Saturday, January 7, 2012

900 West 200 North Provo Painting

What a wonderful experience!  I can now see somewhat why painting Plein Air is so addictive.  Just being out of the studio in the fresh air was great.  It took me 3 hours and 22 min. to do this painting.  I've been told that a typical painting should take at least 4-6 hours.  I realized about a third of the way through that you really need to just pick how and where the shadows should look in your painting.  Because the whole thing is changing right in front of you.  Of course I first noticed this when I was trying to paint in some clouds.  I was feeling the whole time I need to paint faster and be more decisive in all aspects.

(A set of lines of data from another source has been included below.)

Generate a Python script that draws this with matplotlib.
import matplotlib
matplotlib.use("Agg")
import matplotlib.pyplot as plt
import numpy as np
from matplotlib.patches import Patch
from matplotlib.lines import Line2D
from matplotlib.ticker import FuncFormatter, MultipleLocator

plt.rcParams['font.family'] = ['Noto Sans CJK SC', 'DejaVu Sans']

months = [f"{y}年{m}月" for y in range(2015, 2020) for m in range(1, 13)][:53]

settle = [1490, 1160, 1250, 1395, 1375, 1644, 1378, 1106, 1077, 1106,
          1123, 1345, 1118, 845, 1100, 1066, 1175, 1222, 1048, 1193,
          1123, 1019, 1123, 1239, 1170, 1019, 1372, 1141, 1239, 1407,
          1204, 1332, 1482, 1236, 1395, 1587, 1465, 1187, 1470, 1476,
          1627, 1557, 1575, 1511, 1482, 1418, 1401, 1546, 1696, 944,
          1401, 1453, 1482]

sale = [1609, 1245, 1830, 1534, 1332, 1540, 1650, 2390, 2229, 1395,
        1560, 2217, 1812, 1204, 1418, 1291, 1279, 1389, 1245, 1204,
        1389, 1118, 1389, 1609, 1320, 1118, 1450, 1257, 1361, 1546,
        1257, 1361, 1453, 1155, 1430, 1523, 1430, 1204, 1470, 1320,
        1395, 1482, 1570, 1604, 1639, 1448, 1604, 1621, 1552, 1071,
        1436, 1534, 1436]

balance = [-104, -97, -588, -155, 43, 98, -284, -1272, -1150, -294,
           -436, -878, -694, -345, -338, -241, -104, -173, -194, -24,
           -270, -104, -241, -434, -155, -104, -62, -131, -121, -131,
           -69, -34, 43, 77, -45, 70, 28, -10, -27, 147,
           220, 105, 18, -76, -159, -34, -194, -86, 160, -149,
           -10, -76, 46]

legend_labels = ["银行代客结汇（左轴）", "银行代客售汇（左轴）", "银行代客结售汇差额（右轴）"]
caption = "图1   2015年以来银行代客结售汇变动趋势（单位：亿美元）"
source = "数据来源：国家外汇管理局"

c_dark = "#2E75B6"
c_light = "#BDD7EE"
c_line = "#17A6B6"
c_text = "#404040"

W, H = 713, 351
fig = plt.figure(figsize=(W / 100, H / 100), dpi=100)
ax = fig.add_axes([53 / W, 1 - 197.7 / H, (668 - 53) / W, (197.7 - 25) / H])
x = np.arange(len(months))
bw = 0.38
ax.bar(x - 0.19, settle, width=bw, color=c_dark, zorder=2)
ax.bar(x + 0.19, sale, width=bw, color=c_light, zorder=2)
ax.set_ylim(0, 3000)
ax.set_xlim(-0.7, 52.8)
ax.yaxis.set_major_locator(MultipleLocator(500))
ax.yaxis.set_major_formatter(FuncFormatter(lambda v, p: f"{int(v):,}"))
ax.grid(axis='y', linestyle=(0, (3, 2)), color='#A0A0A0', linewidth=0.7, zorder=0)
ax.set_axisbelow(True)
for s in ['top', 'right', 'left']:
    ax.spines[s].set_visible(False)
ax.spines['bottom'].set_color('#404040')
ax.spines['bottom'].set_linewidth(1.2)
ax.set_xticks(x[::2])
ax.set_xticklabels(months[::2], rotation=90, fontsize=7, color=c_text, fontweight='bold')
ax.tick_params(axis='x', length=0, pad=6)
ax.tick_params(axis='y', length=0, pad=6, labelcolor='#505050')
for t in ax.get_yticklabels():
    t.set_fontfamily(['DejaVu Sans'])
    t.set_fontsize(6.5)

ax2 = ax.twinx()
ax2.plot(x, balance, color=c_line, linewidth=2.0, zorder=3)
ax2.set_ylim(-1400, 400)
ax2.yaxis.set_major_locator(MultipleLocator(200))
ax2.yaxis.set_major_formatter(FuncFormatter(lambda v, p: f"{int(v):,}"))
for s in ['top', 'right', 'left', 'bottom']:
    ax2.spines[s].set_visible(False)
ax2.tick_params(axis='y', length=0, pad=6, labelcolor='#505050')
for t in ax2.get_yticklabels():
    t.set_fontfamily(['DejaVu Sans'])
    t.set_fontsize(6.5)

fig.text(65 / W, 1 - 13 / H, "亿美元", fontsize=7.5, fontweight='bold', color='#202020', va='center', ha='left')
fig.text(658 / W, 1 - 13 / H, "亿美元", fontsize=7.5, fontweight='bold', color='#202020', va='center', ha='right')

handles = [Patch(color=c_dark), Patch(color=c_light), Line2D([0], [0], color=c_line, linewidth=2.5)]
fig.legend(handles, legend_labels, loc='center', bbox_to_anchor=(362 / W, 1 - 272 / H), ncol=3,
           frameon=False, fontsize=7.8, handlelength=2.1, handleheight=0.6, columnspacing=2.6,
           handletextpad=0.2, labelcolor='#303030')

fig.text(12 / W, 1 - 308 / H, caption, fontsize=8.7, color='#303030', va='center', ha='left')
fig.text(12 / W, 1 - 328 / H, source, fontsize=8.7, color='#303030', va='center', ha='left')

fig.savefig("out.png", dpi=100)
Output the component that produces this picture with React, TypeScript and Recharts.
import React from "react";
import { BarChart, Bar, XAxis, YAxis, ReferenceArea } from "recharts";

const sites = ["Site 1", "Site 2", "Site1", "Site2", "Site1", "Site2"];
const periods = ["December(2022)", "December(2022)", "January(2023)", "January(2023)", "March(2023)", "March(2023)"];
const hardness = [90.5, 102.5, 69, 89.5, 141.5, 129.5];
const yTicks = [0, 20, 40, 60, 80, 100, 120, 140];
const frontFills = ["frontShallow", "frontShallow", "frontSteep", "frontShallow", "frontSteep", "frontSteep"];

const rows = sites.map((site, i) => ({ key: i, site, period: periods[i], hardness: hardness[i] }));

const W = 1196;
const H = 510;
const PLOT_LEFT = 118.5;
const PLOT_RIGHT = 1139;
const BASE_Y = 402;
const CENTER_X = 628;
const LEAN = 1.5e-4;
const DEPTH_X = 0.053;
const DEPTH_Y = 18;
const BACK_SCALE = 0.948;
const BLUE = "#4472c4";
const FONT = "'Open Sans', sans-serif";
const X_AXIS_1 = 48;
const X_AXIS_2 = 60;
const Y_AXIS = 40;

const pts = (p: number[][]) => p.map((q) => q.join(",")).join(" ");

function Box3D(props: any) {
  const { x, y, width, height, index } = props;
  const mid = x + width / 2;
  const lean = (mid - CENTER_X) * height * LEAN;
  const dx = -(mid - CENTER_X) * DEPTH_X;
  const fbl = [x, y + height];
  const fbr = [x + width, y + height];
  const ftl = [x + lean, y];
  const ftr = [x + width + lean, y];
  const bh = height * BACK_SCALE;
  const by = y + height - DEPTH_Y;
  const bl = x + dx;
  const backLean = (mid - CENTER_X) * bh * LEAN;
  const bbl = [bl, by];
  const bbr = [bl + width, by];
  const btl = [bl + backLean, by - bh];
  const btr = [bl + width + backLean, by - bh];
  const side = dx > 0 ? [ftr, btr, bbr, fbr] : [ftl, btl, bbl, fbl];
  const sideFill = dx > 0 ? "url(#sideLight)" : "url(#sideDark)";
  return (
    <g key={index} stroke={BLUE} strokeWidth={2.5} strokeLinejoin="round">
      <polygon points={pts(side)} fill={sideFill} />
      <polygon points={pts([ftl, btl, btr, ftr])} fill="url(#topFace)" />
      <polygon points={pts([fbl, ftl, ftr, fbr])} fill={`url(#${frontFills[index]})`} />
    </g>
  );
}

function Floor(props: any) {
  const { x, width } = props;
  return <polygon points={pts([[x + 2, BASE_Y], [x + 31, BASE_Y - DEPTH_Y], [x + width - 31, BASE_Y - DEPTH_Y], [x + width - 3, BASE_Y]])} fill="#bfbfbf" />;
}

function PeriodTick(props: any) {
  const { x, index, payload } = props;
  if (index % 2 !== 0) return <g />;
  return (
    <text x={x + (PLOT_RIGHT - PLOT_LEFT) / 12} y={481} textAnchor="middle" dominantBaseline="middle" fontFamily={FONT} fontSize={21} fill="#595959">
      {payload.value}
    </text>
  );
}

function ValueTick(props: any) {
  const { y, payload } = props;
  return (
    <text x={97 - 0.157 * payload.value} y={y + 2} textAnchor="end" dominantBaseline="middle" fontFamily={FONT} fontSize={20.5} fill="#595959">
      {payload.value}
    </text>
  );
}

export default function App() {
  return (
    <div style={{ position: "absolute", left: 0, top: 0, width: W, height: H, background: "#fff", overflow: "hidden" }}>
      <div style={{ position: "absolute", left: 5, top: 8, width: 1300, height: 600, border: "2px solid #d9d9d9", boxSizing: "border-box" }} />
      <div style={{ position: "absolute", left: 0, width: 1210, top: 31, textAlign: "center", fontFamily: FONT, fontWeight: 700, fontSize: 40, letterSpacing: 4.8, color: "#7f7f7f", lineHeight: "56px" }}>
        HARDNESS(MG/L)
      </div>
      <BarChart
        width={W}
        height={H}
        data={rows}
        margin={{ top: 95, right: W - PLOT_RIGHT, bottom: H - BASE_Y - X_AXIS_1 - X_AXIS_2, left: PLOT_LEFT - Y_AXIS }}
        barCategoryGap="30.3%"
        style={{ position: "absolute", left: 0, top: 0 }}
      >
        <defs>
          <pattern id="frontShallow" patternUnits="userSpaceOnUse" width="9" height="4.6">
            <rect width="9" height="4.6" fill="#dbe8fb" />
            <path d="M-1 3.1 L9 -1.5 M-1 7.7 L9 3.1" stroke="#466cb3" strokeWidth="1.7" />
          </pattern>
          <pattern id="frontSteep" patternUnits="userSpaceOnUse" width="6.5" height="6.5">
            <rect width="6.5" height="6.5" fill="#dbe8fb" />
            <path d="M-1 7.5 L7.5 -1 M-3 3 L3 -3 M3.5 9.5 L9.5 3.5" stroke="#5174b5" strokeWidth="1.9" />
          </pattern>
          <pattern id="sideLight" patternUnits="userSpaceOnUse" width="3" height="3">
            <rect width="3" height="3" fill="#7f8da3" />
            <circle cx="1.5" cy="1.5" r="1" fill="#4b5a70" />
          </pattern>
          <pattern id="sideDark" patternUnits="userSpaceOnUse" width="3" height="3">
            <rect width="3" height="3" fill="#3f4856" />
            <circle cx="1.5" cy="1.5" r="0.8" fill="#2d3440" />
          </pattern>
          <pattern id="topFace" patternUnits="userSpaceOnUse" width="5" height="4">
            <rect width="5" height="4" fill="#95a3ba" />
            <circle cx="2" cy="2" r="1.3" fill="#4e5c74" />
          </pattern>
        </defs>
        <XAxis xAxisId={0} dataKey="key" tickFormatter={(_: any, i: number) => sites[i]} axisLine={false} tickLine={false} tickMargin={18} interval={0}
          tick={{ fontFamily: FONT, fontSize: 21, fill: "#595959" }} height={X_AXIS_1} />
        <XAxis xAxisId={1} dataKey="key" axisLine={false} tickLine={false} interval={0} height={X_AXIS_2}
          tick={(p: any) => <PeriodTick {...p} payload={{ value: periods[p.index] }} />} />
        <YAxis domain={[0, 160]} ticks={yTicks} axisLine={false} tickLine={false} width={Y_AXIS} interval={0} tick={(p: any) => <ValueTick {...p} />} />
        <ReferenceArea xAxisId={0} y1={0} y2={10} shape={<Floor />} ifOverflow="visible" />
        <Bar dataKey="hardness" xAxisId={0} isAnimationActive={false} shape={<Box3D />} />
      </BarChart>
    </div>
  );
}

I guess i should explain that when I do a painting I work top down and back to front.  Also with this style of quick painting I learned I need to block in all my major shapes and the over all major tones too.  I didn't do this with this painting.  Being my first ever I just went out there and started painting.  I also learned that my Maul Stick is an important tool to getting straight cleaner lines (2/3 through the painting).  It is important to lock your painting down, because having a wet painting suddenly blow at you is a bit excited and frustrating.  I still do not know how or where I picked up that yellow paint on my hands, but it quickly spread all over me, my brush handles and into my mouth!  Later that day I even found some under my lower lip and once again all over my hands.

I had 2 neighbors come by and one looked for a bit.  The mail lady walked by but I was still at the beginning so nothing much to see.  My neighbor across the street came home from somewhere and after going inside promptly open their front windows and watched for a bit (they are new and I don't think they know I'm an artist.  They probably think I'm a nutter now).  I had one guy on a funky looking bike ride passed 3 or 4 times, getting slower with each pass.  The problem was I was facing the street so the canvas back was all anyone could see.

I was nervous starting out but as I started painting the rest of the world just disappears and I was off and painting.  Time flew by and before I knew it I was done.  I look forward to next weeks location and painting.  Monday I'll post the new location and goals.  So with out further ado hear is the painting.

Thursday, January 5, 2012

900 West 200 North Provo

    I wasn't sure if this weeks painting was going to happen.  Seeing as the first part of this week I was trying to recover from a nasty bout of the flu.  But this morning I felt great and when I got up early it was a clear day.  So I decided to go for it.  Seeing as this is my first Plein Air ever I decided to do it out in front of my studio.  Also this would be a great place to work out unforeseen problems (which there were many).  As stated in the earlier post here is a map of the painting area.

My goals with this painting are really just to start this project and get it going.  I said I was going to start with the first of the year and I mean to do so now.

Plein Air Painting Project

    I’ve come to the conclusion that my landscape paintings need improving.  I want them to move towards being more photo realistic.  I’m not looking for full photo realism or hyper-photo realism, just cleaner and better.  I’ve struggle with tonal difficulties and color temperatures too.  So to tackle all of these at once I’ve decided to finally start doing En Plein Air (in the open) paintings. 

    What are Plein Air paintings, you may ask.  Here is a great article from Plein Air Painters of America explaining it.
    To do this I’m going to do one Plein Air painting a week.  Either I will choose a location or I’ve created maps of Utah Valley that I can roll on to find a location randomly. 

    At the beginning of the week I will show the location I’m going to go to on a screen shot of the map.  I will blog about my hopes and goals for that particular painting.  Afterwards I will blog about how things went and my thoughts and feelings about the whole experience that day and any interesting that I may have experienced, i.e. people, animals and such.